— Start —

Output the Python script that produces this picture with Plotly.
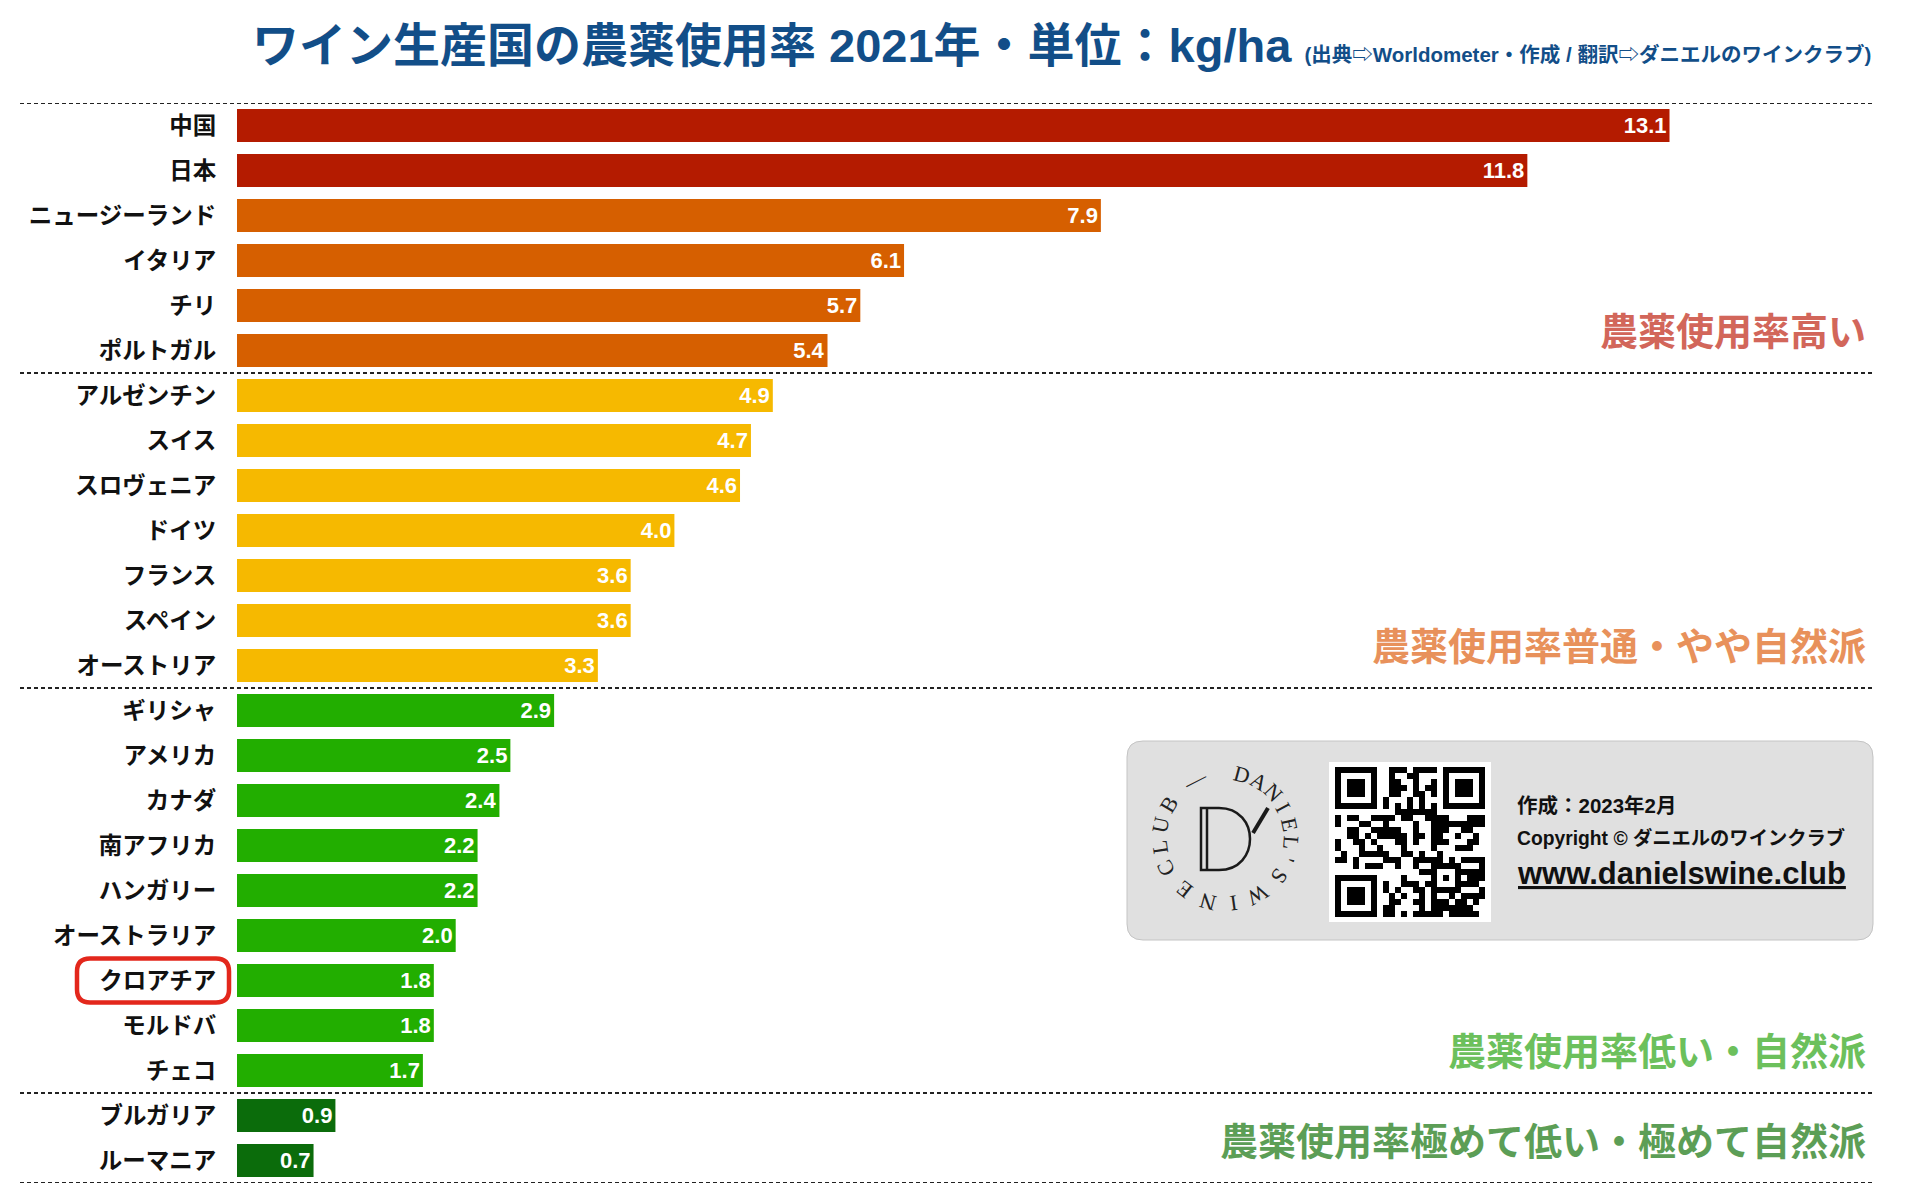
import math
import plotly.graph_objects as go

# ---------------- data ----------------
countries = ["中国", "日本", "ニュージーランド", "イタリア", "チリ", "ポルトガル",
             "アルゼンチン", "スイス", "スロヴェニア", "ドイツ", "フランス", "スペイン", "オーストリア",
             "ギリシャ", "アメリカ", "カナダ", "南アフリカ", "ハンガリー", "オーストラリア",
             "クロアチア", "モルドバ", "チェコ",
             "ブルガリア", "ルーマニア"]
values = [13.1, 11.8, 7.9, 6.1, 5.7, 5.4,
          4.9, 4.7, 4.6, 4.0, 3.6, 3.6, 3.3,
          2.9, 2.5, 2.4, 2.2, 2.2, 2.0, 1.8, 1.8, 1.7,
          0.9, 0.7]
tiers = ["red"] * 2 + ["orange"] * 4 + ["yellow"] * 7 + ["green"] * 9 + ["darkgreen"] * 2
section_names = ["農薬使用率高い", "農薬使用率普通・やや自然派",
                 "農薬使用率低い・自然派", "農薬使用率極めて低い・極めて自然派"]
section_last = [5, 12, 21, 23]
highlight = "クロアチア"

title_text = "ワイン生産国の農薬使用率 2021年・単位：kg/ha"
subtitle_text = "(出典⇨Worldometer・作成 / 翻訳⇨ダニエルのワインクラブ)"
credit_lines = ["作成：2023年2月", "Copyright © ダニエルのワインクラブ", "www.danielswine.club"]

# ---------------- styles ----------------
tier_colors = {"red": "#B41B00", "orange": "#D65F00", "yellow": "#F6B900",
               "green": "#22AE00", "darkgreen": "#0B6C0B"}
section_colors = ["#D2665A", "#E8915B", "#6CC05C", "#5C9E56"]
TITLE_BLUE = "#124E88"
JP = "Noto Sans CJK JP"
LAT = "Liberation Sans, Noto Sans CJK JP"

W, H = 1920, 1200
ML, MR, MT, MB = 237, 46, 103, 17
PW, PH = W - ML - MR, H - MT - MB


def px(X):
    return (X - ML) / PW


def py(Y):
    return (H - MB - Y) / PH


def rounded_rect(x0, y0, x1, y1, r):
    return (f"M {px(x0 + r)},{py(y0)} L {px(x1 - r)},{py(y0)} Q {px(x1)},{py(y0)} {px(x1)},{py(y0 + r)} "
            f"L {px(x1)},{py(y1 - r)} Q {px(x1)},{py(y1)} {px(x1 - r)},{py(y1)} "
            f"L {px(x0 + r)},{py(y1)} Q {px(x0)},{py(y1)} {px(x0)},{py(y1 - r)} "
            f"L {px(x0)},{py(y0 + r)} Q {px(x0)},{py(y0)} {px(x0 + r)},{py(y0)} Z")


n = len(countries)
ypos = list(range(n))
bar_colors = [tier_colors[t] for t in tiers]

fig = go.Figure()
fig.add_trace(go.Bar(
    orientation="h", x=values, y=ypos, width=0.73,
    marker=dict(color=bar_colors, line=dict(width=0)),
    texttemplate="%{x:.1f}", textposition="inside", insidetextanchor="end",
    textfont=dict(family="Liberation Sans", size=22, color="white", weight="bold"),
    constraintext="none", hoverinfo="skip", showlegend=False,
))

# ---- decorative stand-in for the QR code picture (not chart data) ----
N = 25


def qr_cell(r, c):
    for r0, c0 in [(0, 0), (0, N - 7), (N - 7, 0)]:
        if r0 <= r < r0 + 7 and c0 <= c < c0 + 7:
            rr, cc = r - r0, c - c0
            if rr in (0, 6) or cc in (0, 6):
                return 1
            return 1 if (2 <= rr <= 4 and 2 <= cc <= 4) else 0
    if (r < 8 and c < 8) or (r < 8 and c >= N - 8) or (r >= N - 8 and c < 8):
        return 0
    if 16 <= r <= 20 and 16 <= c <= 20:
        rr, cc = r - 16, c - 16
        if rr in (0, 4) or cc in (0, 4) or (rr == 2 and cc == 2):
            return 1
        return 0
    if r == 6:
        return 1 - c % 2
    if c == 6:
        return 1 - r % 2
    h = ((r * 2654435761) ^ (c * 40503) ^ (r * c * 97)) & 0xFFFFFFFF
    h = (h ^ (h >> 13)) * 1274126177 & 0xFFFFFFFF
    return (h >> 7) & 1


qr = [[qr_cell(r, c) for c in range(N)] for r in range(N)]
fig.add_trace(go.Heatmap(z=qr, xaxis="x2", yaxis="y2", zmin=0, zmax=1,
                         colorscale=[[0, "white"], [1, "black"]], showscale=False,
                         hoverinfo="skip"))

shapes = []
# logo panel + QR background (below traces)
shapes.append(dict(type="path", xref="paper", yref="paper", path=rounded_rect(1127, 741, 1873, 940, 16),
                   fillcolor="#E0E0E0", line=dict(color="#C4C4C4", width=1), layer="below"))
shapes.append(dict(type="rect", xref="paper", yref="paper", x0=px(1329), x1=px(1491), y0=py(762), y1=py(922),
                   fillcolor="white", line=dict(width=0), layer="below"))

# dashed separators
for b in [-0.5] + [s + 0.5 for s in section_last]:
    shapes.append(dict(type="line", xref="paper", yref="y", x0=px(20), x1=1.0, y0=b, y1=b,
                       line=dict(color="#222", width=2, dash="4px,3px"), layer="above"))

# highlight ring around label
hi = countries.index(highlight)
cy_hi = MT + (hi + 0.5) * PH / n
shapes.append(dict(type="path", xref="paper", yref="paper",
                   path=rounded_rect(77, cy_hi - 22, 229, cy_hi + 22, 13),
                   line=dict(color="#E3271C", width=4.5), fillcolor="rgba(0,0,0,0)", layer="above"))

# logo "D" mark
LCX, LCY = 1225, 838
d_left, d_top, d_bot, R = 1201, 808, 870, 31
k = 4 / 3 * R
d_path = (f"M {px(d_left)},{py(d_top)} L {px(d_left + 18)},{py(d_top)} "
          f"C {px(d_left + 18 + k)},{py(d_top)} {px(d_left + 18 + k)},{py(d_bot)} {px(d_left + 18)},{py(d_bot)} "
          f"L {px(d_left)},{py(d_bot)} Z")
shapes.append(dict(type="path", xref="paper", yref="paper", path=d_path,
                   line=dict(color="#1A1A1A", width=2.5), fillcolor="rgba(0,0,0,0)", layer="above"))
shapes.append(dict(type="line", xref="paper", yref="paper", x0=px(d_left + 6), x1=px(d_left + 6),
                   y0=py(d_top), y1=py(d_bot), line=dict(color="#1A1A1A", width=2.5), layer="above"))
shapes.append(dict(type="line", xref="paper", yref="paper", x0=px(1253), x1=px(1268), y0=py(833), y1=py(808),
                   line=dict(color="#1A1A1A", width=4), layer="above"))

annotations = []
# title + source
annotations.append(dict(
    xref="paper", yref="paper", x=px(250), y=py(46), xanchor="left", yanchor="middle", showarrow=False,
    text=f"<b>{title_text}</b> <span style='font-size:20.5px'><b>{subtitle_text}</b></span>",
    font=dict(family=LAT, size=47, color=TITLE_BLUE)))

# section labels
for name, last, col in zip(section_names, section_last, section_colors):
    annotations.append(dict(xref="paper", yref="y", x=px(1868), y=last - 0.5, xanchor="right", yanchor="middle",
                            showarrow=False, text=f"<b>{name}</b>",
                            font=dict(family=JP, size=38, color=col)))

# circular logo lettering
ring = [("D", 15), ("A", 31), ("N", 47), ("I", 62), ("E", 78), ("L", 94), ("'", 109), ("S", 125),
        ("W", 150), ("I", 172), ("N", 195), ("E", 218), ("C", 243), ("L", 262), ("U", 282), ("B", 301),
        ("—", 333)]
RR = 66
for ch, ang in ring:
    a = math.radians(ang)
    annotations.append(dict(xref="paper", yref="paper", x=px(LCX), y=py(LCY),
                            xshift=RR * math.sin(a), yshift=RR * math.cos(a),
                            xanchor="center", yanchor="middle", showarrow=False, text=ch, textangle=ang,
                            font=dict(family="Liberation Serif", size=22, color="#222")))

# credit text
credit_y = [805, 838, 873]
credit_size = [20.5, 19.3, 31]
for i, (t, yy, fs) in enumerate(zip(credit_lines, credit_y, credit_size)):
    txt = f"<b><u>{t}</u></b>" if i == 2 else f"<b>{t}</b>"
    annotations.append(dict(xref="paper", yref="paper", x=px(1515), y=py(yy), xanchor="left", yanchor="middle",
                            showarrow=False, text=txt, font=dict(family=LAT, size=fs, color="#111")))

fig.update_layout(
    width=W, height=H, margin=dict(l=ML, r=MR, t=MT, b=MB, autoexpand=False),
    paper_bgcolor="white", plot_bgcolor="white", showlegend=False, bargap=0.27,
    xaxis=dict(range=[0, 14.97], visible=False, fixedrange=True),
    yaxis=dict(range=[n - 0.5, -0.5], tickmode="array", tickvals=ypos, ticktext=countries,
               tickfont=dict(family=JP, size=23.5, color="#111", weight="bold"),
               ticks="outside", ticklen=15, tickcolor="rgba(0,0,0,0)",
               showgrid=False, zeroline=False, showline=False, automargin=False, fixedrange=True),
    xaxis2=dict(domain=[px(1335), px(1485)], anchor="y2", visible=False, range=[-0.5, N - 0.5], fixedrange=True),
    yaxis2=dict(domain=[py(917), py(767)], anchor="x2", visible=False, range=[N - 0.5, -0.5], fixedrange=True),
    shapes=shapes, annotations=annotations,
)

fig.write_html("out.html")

— End —

**PROBLEM**.
Leave out the pictures. Transcribe only the lines above, from the first through the one that contains "return (H - MB - Y) / PH".

**RESPONSE**.
Output the Python script that produces this picture with Plotly.
import math
import plotly.graph_objects as go

# ---------------- data ----------------
countries = ["中国", "日本", "ニュージーランド", "イタリア", "チリ", "ポルトガル",
             "アルゼンチン", "スイス", "スロヴェニア", "ドイツ", "フランス", "スペイン", "オーストリア",
             "ギリシャ", "アメリカ", "カナダ", "南アフリカ", "ハンガリー", "オーストラリア",
             "クロアチア", "モルドバ", "チェコ",
             "ブルガリア", "ルーマニア"]
values = [13.1, 11.8, 7.9, 6.1, 5.7, 5.4,
          4.9, 4.7, 4.6, 4.0, 3.6, 3.6, 3.3,
          2.9, 2.5, 2.4, 2.2, 2.2, 2.0, 1.8, 1.8, 1.7,
          0.9, 0.7]
tiers = ["red"] * 2 + ["orange"] * 4 + ["yellow"] * 7 + ["green"] * 9 + ["darkgreen"] * 2
section_names = ["農薬使用率高い", "農薬使用率普通・やや自然派",
                 "農薬使用率低い・自然派", "農薬使用率極めて低い・極めて自然派"]
section_last = [5, 12, 21, 23]
highlight = "クロアチア"

title_text = "ワイン生産国の農薬使用率 2021年・単位：kg/ha"
subtitle_text = "(出典⇨Worldometer・作成 / 翻訳⇨ダニエルのワインクラブ)"
credit_lines = ["作成：2023年2月", "Copyright © ダニエルのワインクラブ", "www.danielswine.club"]

# ---------------- styles ----------------
tier_colors = {"red": "#B41B00", "orange": "#D65F00", "yellow": "#F6B900",
               "green": "#22AE00", "darkgreen": "#0B6C0B"}
section_colors = ["#D2665A", "#E8915B", "#6CC05C", "#5C9E56"]
TITLE_BLUE = "#124E88"
JP = "Noto Sans CJK JP"
LAT = "Liberation Sans, Noto Sans CJK JP"

W, H = 1920, 1200
ML, MR, MT, MB = 237, 46, 103, 17
PW, PH = W - ML - MR, H - MT - MB


def px(X):
    return (X - ML) / PW


def py(Y):
    return (H - MB - Y) / PH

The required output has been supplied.